Definition - What does Private Equity mean?

Private equity (PE) is a financial buyer that invests in private companies of all sizes. Some private equity firms invest across many industries, while others are focused on specific industries such as technology or energy services. They are a good alternative if you want to sell your company without inflicting severe and immediate change. Private equity firms typically raise funds via general partnerships from institutional-type capital sources such as pension funds, endowment funds, family offices, and high-net-worth individuals.

The typical structure involves a limited partnership (LP), where the PE firm acts as the general partner and the investors are the limited partners. The partnership has a finite term, usually 10 years, at which time the PE firm will sell all of the investments in order to return the original capital plus gains to the limited partners. In addition to capital, PE firms provide other resources such as access to customers, industry expertise, and strategic direction. These resources are often more valuable than capital for company owners looking to grow their companies.

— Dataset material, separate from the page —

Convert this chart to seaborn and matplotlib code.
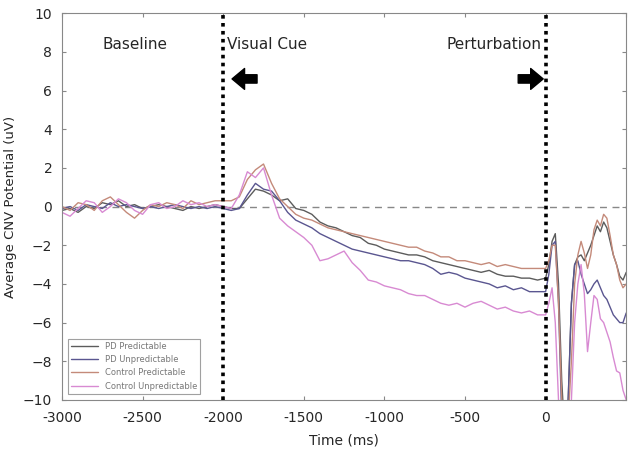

Divestopedia explains Private Equity

PE firms look for companies with solid management teams, recurring customers, high margins, strong balance sheets, and the ability to generate significant free cash flow. The best candidates are private companies that are experiencing rapid growth (organically or through acquisition), a management buyout (MBO), or expansion into a new market. They usually have a leading position in their industry, significant barriers to entry, and a differentiated product or service that commands a valuation premium over the competition.

PE firms are made up of passive investors that expect existing management to run daily operations. However, PE firms may bolster the existing management team by replacing or adding specific positions such as a CFO to manage financial affairs, develop internal controls and standard operating procedures (SOP), and add financial credibility when the firm is looking to exit the investment.